エンドポイントセキュリティとは

パソコンやスマートフォン、サーバなど、ネットワークに接続された機器や端末をサイバー攻撃から守るための対策のことを「エンドポイントセキュリティ」と言います。最近はテレワークの普及や攻撃手法の高度化・多様化に対応し、ネットワークの入り口を守るだけではエンドポイントである端末は守りきれなくなっており、ネットワーク全体を俯瞰してマルウェア侵入前、侵入後の両睨みで防御する必要性が高まっています。

クラウドやテレワークの普及でエンドポイントの守りが重要に

「エンドポイント」は、日本語で「末端」や「終点」を意味し、セキュリティの分野では、ネットワークに接続されている末端の機器のことを指します。従来の「エンドポイントセキュリティ」は、端末単位で不正検知ができる仕組みを整えるために、外部ネットワークとの境界であるゲートウェイでサイバー攻撃の侵入を阻止することによって、被害を食い止めるという考え方が主流でした。

しかし、クラウドやSaaSの普及に伴い、エンドポイントの端末が組織内部のネットワークの外に置かれることが一般的になりました。さらに、在宅勤務など時間や場所に縛られない働き方の普及によって、自宅や外出先などから、パソコンやタブレット、スマートフォンを使用する機会も増えていて、エンドポイント環境がオフィス外に広がっています。

さらに、マルウェアによるサイバー攻撃が複雑化・高度化しています。具体的な例としては、マルウェアが仕込まれたUSBメモリをノートパソコンに差し込んだことによってマルウェアに感染するケースや、マルウェアに感染しているノートパソコンをネットワークに接続したことによって他の端末にも感染が広がってしまう攻撃があります。

多様化するサイバー攻撃に対しては、ネットワークの入り口であるゲートウェイを守る「境界型」のセキュリティだけでなく、情報端末そのものを守る「エンドポイントセキュリティ」の視点を持つ重要性が高まっています。ウィルスの侵入を防御するだけでなく、侵入後の対策まで考えて対応するという考え方です。
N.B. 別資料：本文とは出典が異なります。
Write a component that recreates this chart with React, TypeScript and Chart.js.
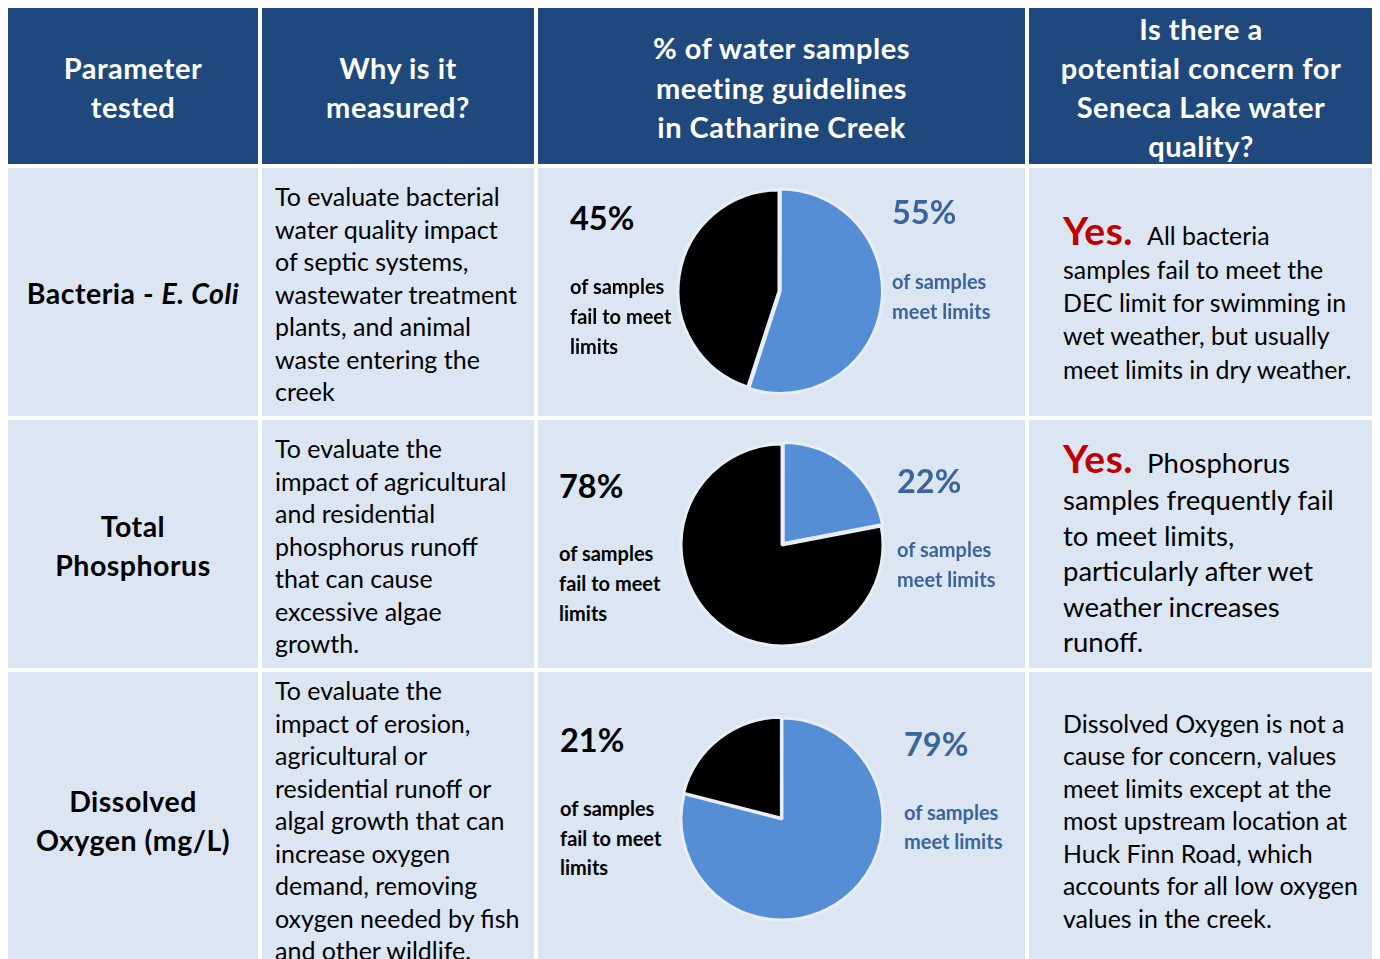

エンドポイントを守る事前対策のEDPと事後対策のEPR

こうした状況の中で、「エンドポイントセキュリティ」を強化するためには、マルウェアへの感染をゲートウェイで防ぐ水際対策を強化する一方で、マルウェアへの感染を前提とした上で、エンドポイントであるパソコンやスマートフォンなどの端末においても攻撃による侵害の検知と対応を行うことが求められています。

企業や団体のネットワークの水際で不正アクセスを防ぐ事前対策のソリューションのことを「EPP(Endpoint Protection Platform)」と言います。ネットワークに外部から侵入してくる不正アクセスや、ネットワークから外部への不正な通信を防ぐ「ファイアーウォール」のほか、コンピュータに侵入したウイルスやマルウェアを検知、除去する「アンチウイルス」などがよく知られています。

一方、マルウェアへの感染の事後対策として、パソコンやスマートフォンなど末端の機器においても攻撃の検知と対応を行うことに重点を置いたソリューションのことを「EDR(Endpoint Detection and Response)」と言います。マルウェアの侵入や悪意のある攻撃など、「エンドポイント」における不審な挙動や脅威を検出して管理者に通知し、迅速な対応を支援します。

未知のマルウェアへの対応策はアンチウイルスとの連携が鍵

これまで攻撃に遭ったことがない未知のマルウェアへの対応については、事前にウイルスの挙動を学習することで未知のウイルスを挙動から判断する「ふるまい検知」の実装や、機械学習などで未知のウイルスを検知・ブロックできる「次世代型アンチウイルス」などでの対応が効果的です。

サイバー攻撃を水際で防ぐことができなかった場合や、マルウェアの侵入を許し、感染してしまった場合の対応にはEDRが効果的です。具体的な機能としては「不審な動作の検知」と「悪意ある攻撃の阻止」のほか、「感染後の調査」、「脅威への対応」、「感染後の復旧」があります。

監視機能は、ファイル操作やプロセス、ネットワーク接続など、エンドポイントにおける挙動を監視して記録するものです。感染後の調査は、不審な挙動から疑わしいプログラムやプロセスを検知すると、マルウェアの種類や感染経路などの攻撃を検証します。

感染後は、感染が疑われるエンドポイント端末を管理者がリモートで停止させるなど、迅速な対応が可能です。感染端末は危険なファイルの削除など脅威を取り除く対応をした上で、復旧を行ないます。

マルウェア感染の事後対策は、アンチウイルス製品との連携がうまく行えるかどうかが重要になります。また、あらかじめ重要な資産を管理しておくことや、資産が攻撃されたときのデータのバックアップ体制を構築しておくことも重要です。さらに、情報が流出してしまった時に備えたデータの暗号化なども求められています。